Eating Al Fresco Right Into Autumn

By: Martianne Stanger

Moms everywhere attempt to balance budget, time, and convenience while feeding their families as well as they can.  Kristin’s recent posts on “Kale Chips” and “Creating Healthy Eating Habits” and Kris’ on “Eat Your Veggies” attest to that.  My personal daily experience does too.

Straight through Autumn, many of our family meals are eaten al fresco.  As a matter of fact, as I write this, we have just finished up our fifth straight outdoor mealtime in a row. That’s right, between our front yard and local parks, we have been picnicking for breakfast, lunch, and dinner for two days straight as a part of our family mission to spend ample time outdoors.

How might we eat a variety of foods outdoors without getting bored?

Eating Al Fresco

Firstly, when we eat meals in the front yard, we don’t eat traditional picnic food.  Instead, we set out a blanket or table and eat whatever home-cooked menu we would have eaten inside.  For example, this morning, we brought our fruit and coconut pancakes outside.  Last night, chicken, sweet potato fries, watermelon, and steamed veggies were the al fresco fare.

Secondly, for picnics beyond the front door, we use the strategies I distilled down to a science last year, which are fully explained on our family blog in the post Mix-and-Match: A How-To for Perfect Picnics for Picky Eaters with Montessori Overtones.

Essentially, I have the children help me pack a variety of preferred and “new” foods by category (proteins, fruits and vegetables, carbs, and treats), making sure there are at least two choices per category.  Then, once we lay our picnic blanket out, I strategically offer the plant-strong and “new” foods first.  Finally, we lay out the rest of the smorgasbord, relax and enjoy.

Considering Special Diets

What I especially like about our Mix-and-Match picnic formula is that it is special-diet friendly.  We do not get caught up in thinking “picnic” equals specific foods (say fried chicken and potato salad or nut butter sandwiches and apple slices).  Instead, our picnics are based on flexible categories of foods that allow for changes when specific dietary needs are present.

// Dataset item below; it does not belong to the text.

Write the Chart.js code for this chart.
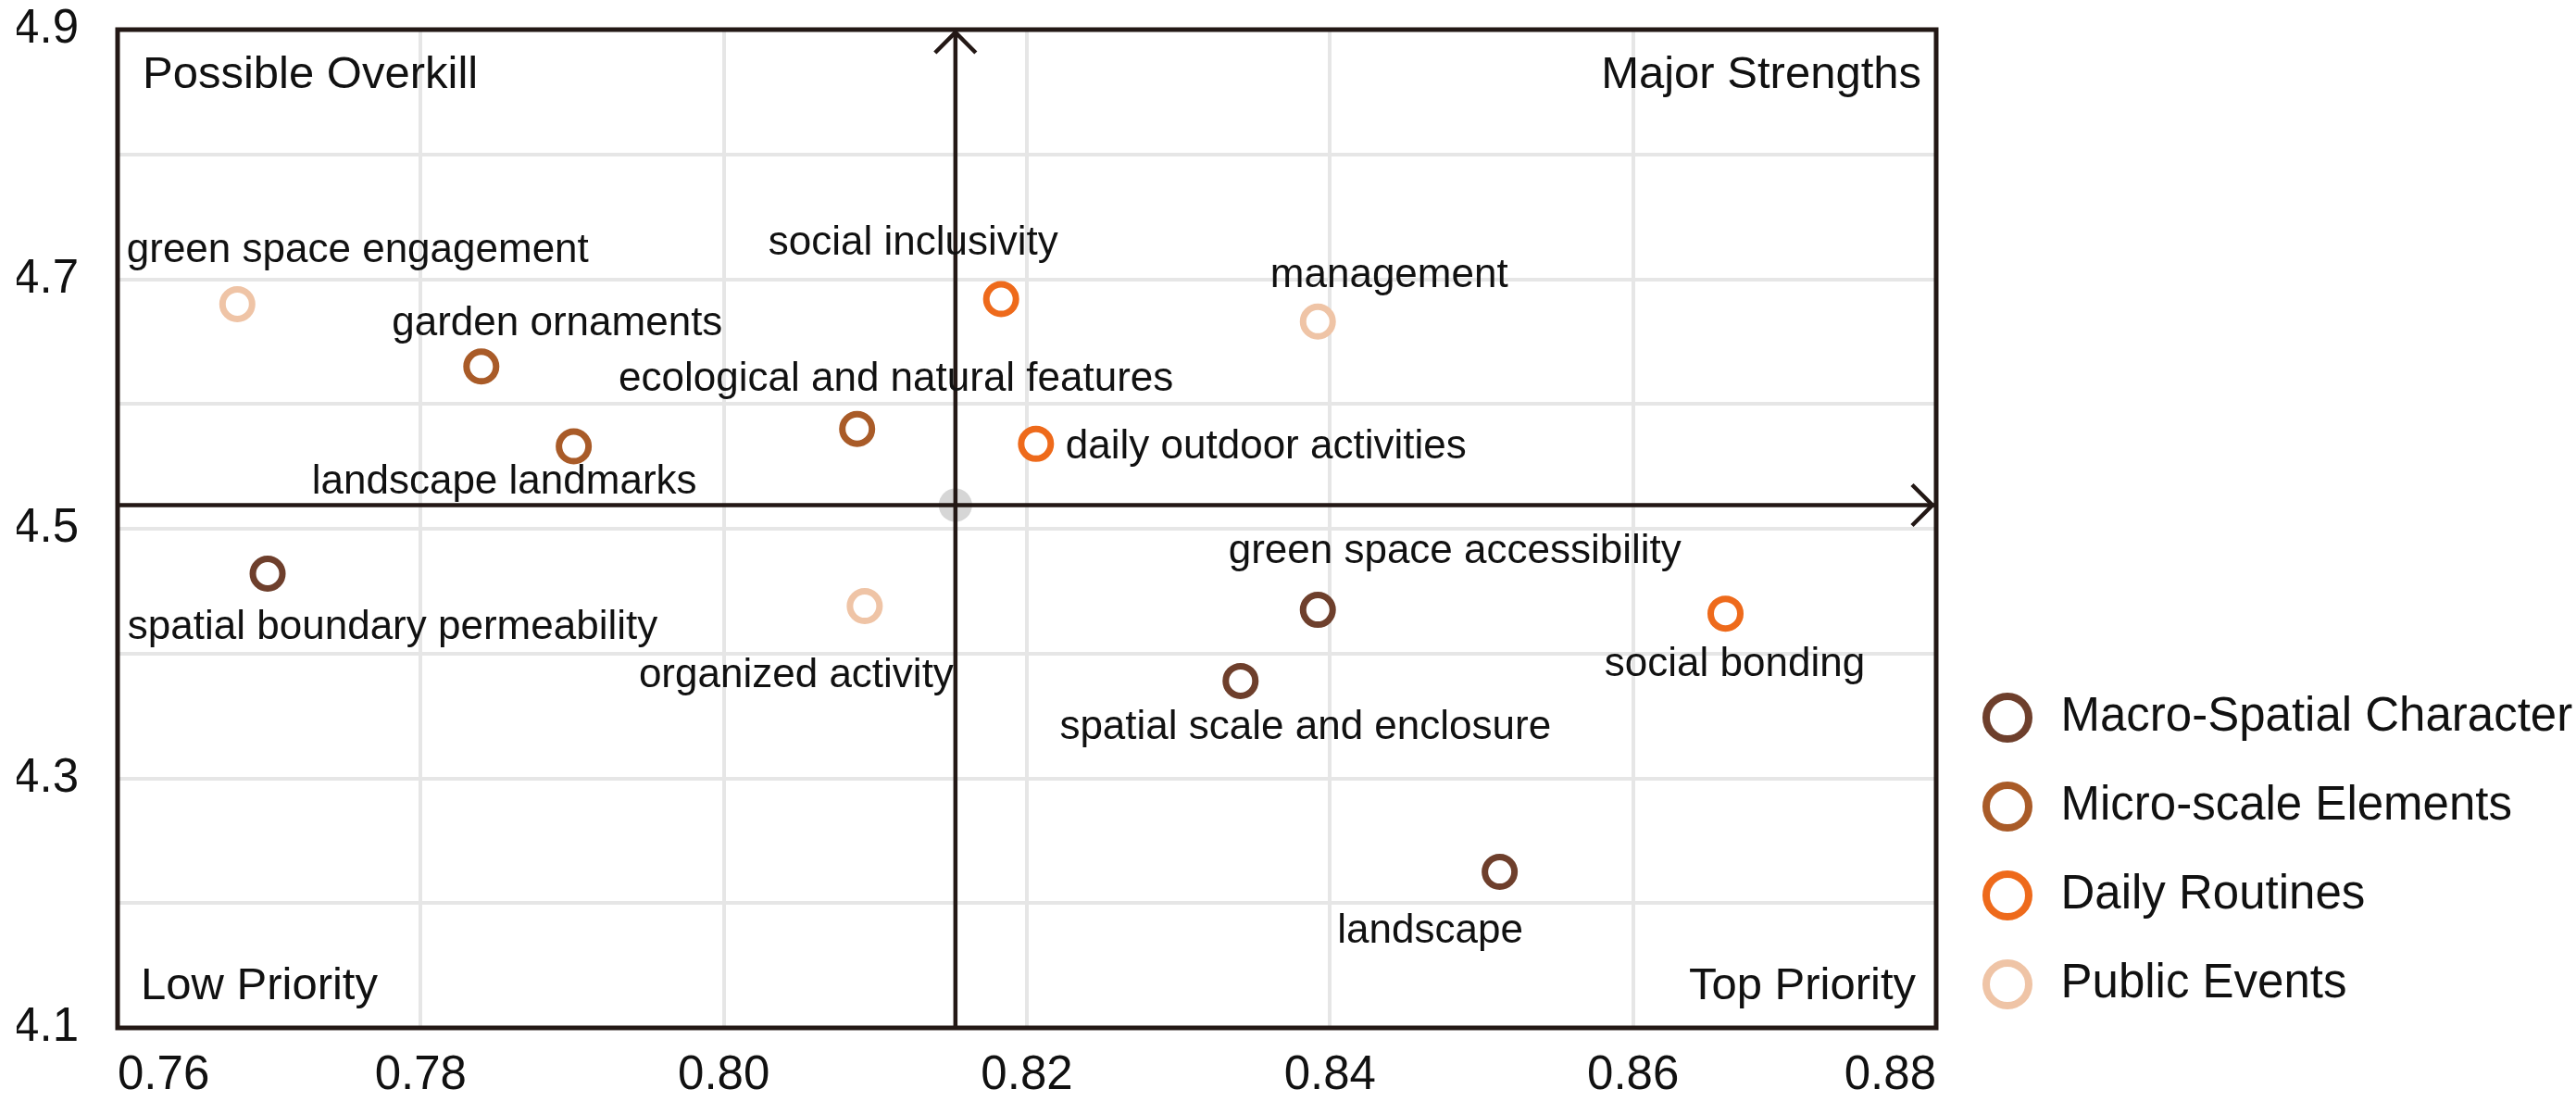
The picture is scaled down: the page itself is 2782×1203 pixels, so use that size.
<!DOCTYPE html>
<html>
<head>
<meta charset="utf-8">
<script src="https://cdn.jsdelivr.net/npm/chart.js@4.4.1/dist/chart.umd.min.js"></script>
<style>
html,body{margin:0;padding:0;background:#ffffff;}
#wrap{width:2782px;height:1203px;}
</style>
</head>
<body>
<div id="wrap"><canvas id="c" width="2782" height="1203"></canvas></div>
<script>
// ---------- data ----------
const seriesNames = ['Macro-Spatial Character', 'Micro-scale Elements', 'Daily Routines', 'Public Events'];

const macroLabels = ['spatial boundary permeability', 'green space accessibility', 'spatial scale and enclosure', 'landscape'];
const macroX = [0.7699, 0.8392, 0.8341, 0.8512];
const macroY = [4.464, 4.435, 4.378, 4.225];

const microLabels = ['garden ornaments', 'landscape landmarks', 'ecological and natural features'];
const microX = [0.7840, 0.7901, 0.8088];
const microY = [4.630, 4.566, 4.580];

const dailyLabels = ['social inclusivity', 'daily outdoor activities', 'social bonding'];
const dailyX = [0.8183, 0.8206, 0.8661];
const dailyY = [4.684, 4.568, 4.432];

const publicLabels = ['green space engagement', 'management', 'organized activity'];
const publicX = [0.7679, 0.8392, 0.8093];
const publicY = [4.680, 4.666, 4.438];

const quadrantNames = ['Possible Overkill', 'Major Strengths', 'Low Priority', 'Top Priority'];

const xMin = 0.76, xMax = 0.88, xStep = 0.02;
const yMin = 4.1, yMax = 4.9, yStep = 0.1;

// ---------- styles ----------
const FONT = '"Liberation Sans", Arial, Helvetica, sans-serif';
const seriesColors = ['#6e3f2c', '#a95b28', '#ee6a1b', '#efc4a6'];
const axisColor = '#231815';

// label placement relative to its point (pixels): [dx, dy(baseline), align]
const labelPlacement = {
  'green space engagement': [130, -45, 'center'],
  'garden ornaments': [82, -34, 'center'],
  'social inclusivity': [-95, -48, 'center'],
  'management': [77, -37, 'center'],
  'ecological and natural features': [42, -41, 'center'],
  'daily outdoor activities': [32, 16, 'left'],
  'landscape landmarks': [-75, 51, 'center'],
  'spatial boundary permeability': [135, 70, 'center'],
  'organized activity': [-74, 87, 'center'],
  'green space accessibility': [148, -51, 'center'],
  'spatial scale and enclosure': [70, 63, 'center'],
  'social bonding': [10, 67, 'center'],
  'landscape': [-75, 76, 'center']
};

const groups = [
  {labels: macroLabels, xs: macroX, ys: macroY},
  {labels: microLabels, xs: microX, ys: microY},
  {labels: dailyLabels, xs: dailyX, ys: dailyY},
  {labels: publicLabels, xs: publicX, ys: publicY}
];

const datasets = groups.map((g, gi) => ({
  label: seriesNames[gi],
  data: g.xs.map((x, i) => ({x: x, y: g.ys[i], name: g.labels[i]})),
  pointStyle: 'circle',
  pointRadius: 16,
  pointHoverRadius: 16,
  pointBorderWidth: 7,
  pointHoverBorderWidth: 7,
  borderColor: seriesColors[gi],
  pointBorderColor: seriesColors[gi],
  backgroundColor: '#ffffff',
  pointBackgroundColor: '#ffffff',
  showLine: false
}));

// legend ring images
const legendRings = seriesColors.map(col => {
  const cv = document.createElement('canvas');
  cv.width = 64; cv.height = 64;
  const c = cv.getContext('2d');
  c.beginPath();
  c.arc(32, 32, 23, 0, Math.PI * 2);
  c.fillStyle = '#ffffff';
  c.fill();
  c.lineWidth = 8;
  c.strokeStyle = col;
  c.stroke();
  return cv;
});

function allValues(key) {
  const out = [];
  datasets.forEach(ds => ds.data.forEach(p => out.push(p[key])));
  return out;
}
const mean = arr => arr.reduce((a, b) => a + b, 0) / arr.length;

const quadPlugin = {
  id: 'quadrants',
  beforeDatasetsDraw(chart) {
    const {ctx, chartArea: a, scales: {x, y}} = chart;
    ctx.save();
    // frame
    ctx.strokeStyle = axisColor;
    ctx.lineWidth = 5;
    ctx.strokeRect(a.left, a.top, a.right - a.left, a.bottom - a.top);
    // mean point and crosshair
    const px = x.getPixelForValue(mean(allValues('x')));
    const py = y.getPixelForValue(mean(allValues('y')));
    ctx.fillStyle = 'rgba(200,200,200,0.75)';
    ctx.beginPath();
    ctx.arc(px, py, 18, 0, Math.PI * 2);
    ctx.fill();
    ctx.lineWidth = 4.5;
    ctx.beginPath();
    ctx.moveTo(a.left, py); ctx.lineTo(a.right - 2, py);
    ctx.moveTo(px, a.bottom); ctx.lineTo(px, a.top + 2);
    ctx.stroke();
    ctx.lineJoin = 'miter';
    ctx.beginPath();
    ctx.moveTo(px - 22, a.top + 25); ctx.lineTo(px, a.top + 3); ctx.lineTo(px + 22, a.top + 25);
    ctx.stroke();
    ctx.beginPath();
    ctx.moveTo(a.right - 26, py - 22); ctx.lineTo(a.right - 4, py); ctx.lineTo(a.right - 26, py + 22);
    ctx.stroke();
    ctx.restore();
  },
  afterDatasetsDraw(chart) {
    const {ctx, chartArea: a} = chart;
    ctx.save();
    ctx.fillStyle = '#111111';
    ctx.textBaseline = 'alphabetic';
    // quadrant titles
    ctx.font = '49px ' + FONT;
    ctx.textAlign = 'left';
    ctx.fillText(quadrantNames[0], a.left + 27, a.top + 63);
    ctx.fillText(quadrantNames[2], a.left + 25, a.bottom - 31);
    ctx.textAlign = 'right';
    ctx.fillText(quadrantNames[1], a.right - 16, a.top + 63);
    ctx.fillText(quadrantNames[3], a.right - 22, a.bottom - 31);
    // point labels
    ctx.font = '44px ' + FONT;
    chart.data.datasets.forEach((ds, di) => {
      const meta = chart.getDatasetMeta(di);
      meta.data.forEach((el, i) => {
        const name = ds.data[i].name;
        const pl = labelPlacement[name] || [0, -30, 'center'];
        ctx.textAlign = pl[2];
        ctx.fillText(name, el.x + pl[0], el.y + pl[1]);
      });
    });
    ctx.restore();
  }
};

Chart.defaults.font.family = FONT;
Chart.defaults.color = '#111111';

new Chart(document.getElementById('c'), {
  type: 'scatter',
  data: {datasets: datasets},
  options: {
    responsive: false,
    animation: false,
    devicePixelRatio: 1,
    layout: {padding: {left: 18, top: 32, bottom: 19, right: 0}},
    scales: {
      x: {
        type: 'linear',
        min: xMin, max: xMax,
        grid: {color: '#e6e6e6', lineWidth: 4, drawTicks: false},
        border: {display: false},
        afterFit(scale) { scale.height = 74; scale.paddingLeft = 0; scale.paddingRight = 0; },
        ticks: {
          stepSize: xStep,
          padding: 21,
          align: 'inner',
          font: {size: 51},
          color: '#111111',
          callback: v => Number(v).toFixed(2)
        }
      },
      y: {
        type: 'linear',
        min: yMin, max: yMax,
        grid: {color: '#e6e6e6', lineWidth: 4, drawTicks: false},
        border: {display: false},
        afterFit(scale) { scale.width = 109; scale.paddingTop = 0; scale.paddingBottom = 0; },
        ticks: {
          stepSize: yStep,
          padding: 42,
          font: {size: 51},
          color: '#111111',
          callback: v => {
            const k = Math.round(v * 10);
            return (k % 2 === 1) ? (k / 10).toFixed(1) : '';
          }
        }
      }
    },
    plugins: {
      title: {display: false},
      tooltip: {enabled: false},
      legend: {
        display: true,
        position: 'right',
        align: 'start',
        fullSize: true,
        title: {display: true, text: '', font: {size: 12}, padding: {top: 0, bottom: 658.1}},
        labels: {
          usePointStyle: true,
          pointStyleWidth: 64,
          padding: 45,
          color: '#111111',
          font: {size: 51},
          generateLabels(chart) {
            const items = Chart.defaults.plugins.legend.labels.generateLabels(chart);
            items.forEach(it => { it.pointStyle = legendRings[it.datasetIndex]; });
            return items;
          }
        }
      }
    }
  },
  plugins: [quadPlugin]
});
</script>
</body>
</html>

With friends with nut allergies?  No problem – we leave the nuts and nut butters at home and go with seeds, seed butters, beans and/or meat slices and cubes.

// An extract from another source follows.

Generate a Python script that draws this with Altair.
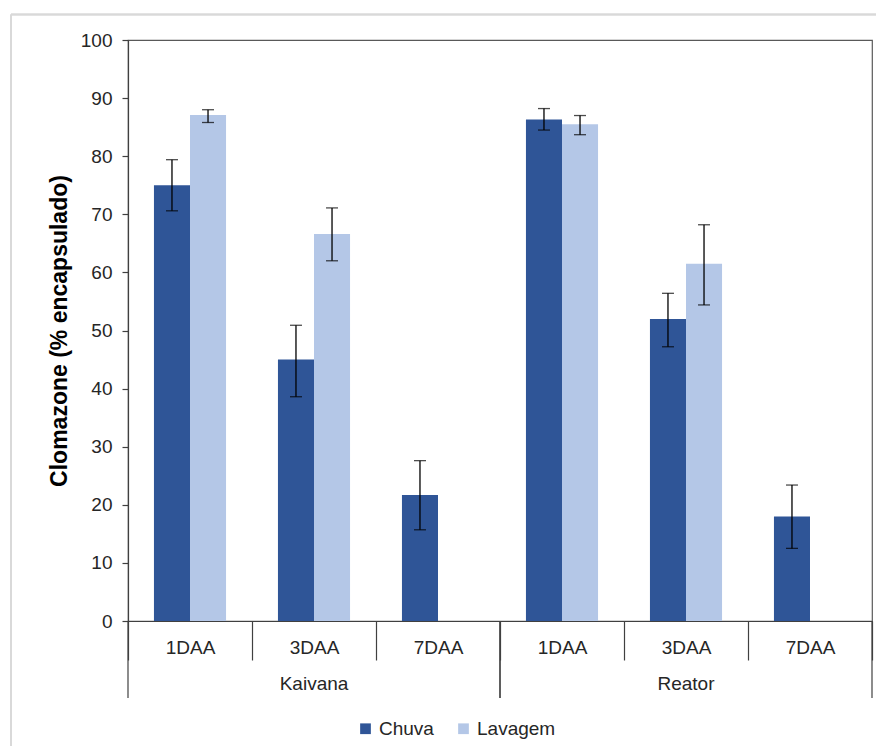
import altair as alt
import pandas as pd

# ---- data ----
grupos = ["Kaivana", "Kaivana", "Kaivana", "Reator", "Reator", "Reator"]
dias = ["1DAA", "3DAA", "7DAA", "1DAA", "3DAA", "7DAA"]
series = ["Chuva", "Lavagem"]
chuva = [75.0, 45.0, 21.7, 86.3, 52.0, 18.0]
chuva_lo = [70.6, 38.6, 15.7, 84.5, 47.2, 12.5]
chuva_hi = [79.4, 50.9, 27.6, 88.2, 56.4, 23.4]
lavagem = [87.1, 66.6, None, 85.5, 61.5, None]
lavagem_lo = [85.8, 62.0, None, 83.7, 54.4, None]
lavagem_hi = [88.0, 71.1, None, 87.0, 68.2, None]
cores = ["#2F5597", "#B4C7E7"]

keys = [f"{g}|{d}" for g, d in zip(grupos, dias)]

rows = []
for i, k in enumerate(keys):
    for s, v, lo, hi in (("Chuva", chuva, chuva_lo, chuva_hi),
                         ("Lavagem", lavagem, lavagem_lo, lavagem_hi)):
        if v[i] is not None:
            rows.append({"key": k, "grupo": grupos[i], "dia": dias[i], "serie": s,
                         "valor": v[i], "lo": lo[i], "hi": hi[i]})
df = pd.DataFrame(rows)

# group helpers (first, middle, last category of each group)
gdf = pd.DataFrame([
    {"grupo": g,
     "first": [k for k, gg in zip(keys, grupos) if gg == g][0],
     "mid": [k for k, gg in zip(keys, grupos) if gg == g][1],
     "last": [k for k, gg in zip(keys, grupos) if gg == g][-1]}
    for g in dict.fromkeys(grupos)
])

W, H = 744, 581
AX = "#404040"
FONT = "Liberation Sans"

xscale = alt.Scale(domain=keys, paddingInner=0, paddingOuter=0)
xoff = alt.XOffset("serie:N", scale=alt.Scale(domain=series, paddingInner=0, paddingOuter=0.72))

bars = alt.Chart(df).mark_bar().encode(
    x=alt.X("key:N", scale=xscale, sort=keys,
            axis=alt.Axis(title=None, tickBand="extent", tickSize=39, labelAngle=0,
                          labelExpr="split(datum.label, '|')[1]", labelPadding=-13,
                          labelBaseline="middle", labelFontSize=19, labelColor="#262626",
                          domainColor=AX, tickColor=AX, domainWidth=1.2, tickWidth=1.2)),
    xOffset=xoff,
    y=alt.Y("valor:Q", scale=alt.Scale(domain=[0, 100], nice=False),
            axis=alt.Axis(title="Clomazone (% encapsulado)", values=list(range(0, 101, 10)),
                          tickSize=6, labelPadding=10, labelFontSize=19, labelColor="#262626",
                          titleFontSize=23, titleFontWeight="bold", titleColor="#000000",
                          titlePadding=9, grid=False, domainColor=AX, tickColor=AX,
                          domainWidth=1.2, tickWidth=1.2)),
    color=alt.Color("serie:N", scale=alt.Scale(domain=series, range=cores),
                    legend=alt.Legend(title=None, orient="none", legendX=228, legendY=679,
                                      direction="horizontal", symbolType="square",
                                      symbolSize=115, symbolStrokeWidth=0,
                                      labelFontSize=19, labelColor="#262626",
                                      labelOffset=4, columnPadding=20)),
)

err = alt.Chart(df).mark_rule(color="#000000", strokeWidth=1.3).encode(
    x=alt.X("key:N", scale=xscale, sort=keys),
    xOffset=xoff,
    y="lo:Q",
    y2="hi:Q",
)
cap_lo = alt.Chart(df).mark_tick(color="#000000", orient="horizontal", size=12, thickness=1.3).encode(
    x=alt.X("key:N", scale=xscale, sort=keys), xOffset=xoff, y="lo:Q")
cap_hi = alt.Chart(df).mark_tick(color="#000000", orient="horizontal", size=12, thickness=1.3).encode(
    x=alt.X("key:N", scale=xscale, sort=keys), xOffset=xoff, y="hi:Q")

sep_start = alt.Chart(gdf).mark_rule(color=AX, strokeWidth=1.2).encode(
    x=alt.X("first:N", scale=xscale, sort=keys, bandPosition=0),
    y=alt.value(H), y2=alt.value(H + 77))
sep_end = alt.Chart(gdf).mark_rule(color=AX, strokeWidth=1.2).encode(
    x=alt.X("last:N", scale=xscale, sort=keys, bandPosition=1),
    y=alt.value(H), y2=alt.value(H + 77))
glabels = alt.Chart(gdf).mark_text(fontSize=19, color="#262626", baseline="middle").encode(
    x=alt.X("mid:N", scale=xscale, sort=keys, bandPosition=0.5),
    y=alt.value(H + 63),
    text="grupo:N")

frame_top = alt.Chart(gdf).mark_rule(color="#D9D9D9", strokeWidth=2).encode(
    x=alt.value(-117), x2=alt.value(W + 20), y=alt.value(-25.5))
frame_left = alt.Chart(gdf).mark_rule(color="#D9D9D9", strokeWidth=2).encode(
    x=alt.value(-117), y=alt.value(-25.5), y2=alt.value(H + 140))

chart = alt.layer(
    frame_top, frame_left, bars, err, cap_lo, cap_hi, sep_start, sep_end, glabels
).properties(
    width=W, height=H,
    padding={"left": 120, "top": 32, "right": 4, "bottom": 125},
    autosize=alt.AutoSizeParams(type="none"),
).configure(font=FONT).configure_view(stroke="#595959", strokeWidth=1.2)

chart.save("out.html", embed_options={"renderer": "svg", "actions": False})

Needing a meal to balance too much meat consumption?  In go the nuts, seeds, boiled eggs, etc.

And, most importantly for us, having gone gluten-free, casein-free, additive / preservative / dye-free and increasingly unprocessed?  Skip the leftover pasta, delightful loaves of bread, handy wraps, and yummy graham sticks as the carb/treat portion of the picnic and think organic corn chips, GFCF pretzels, homemade muffins, leftover GFCF pancakes, and the like.

Whatever way we pack them, it seems we all enjoy our meals better outside during fair weather.  The kids tend to be a little more adventurous about what they will try and the fresh air makes everything seem to taste better.

Whether we are at a free concerts, the beach, the park, or even just in our front yard, outdoor meals keep us all healthy, happy and full straight through the fall.

How about you? What are your favorite al fresco meal foods and recipes? Do you picnic as long as the weather is good, no matter what the season?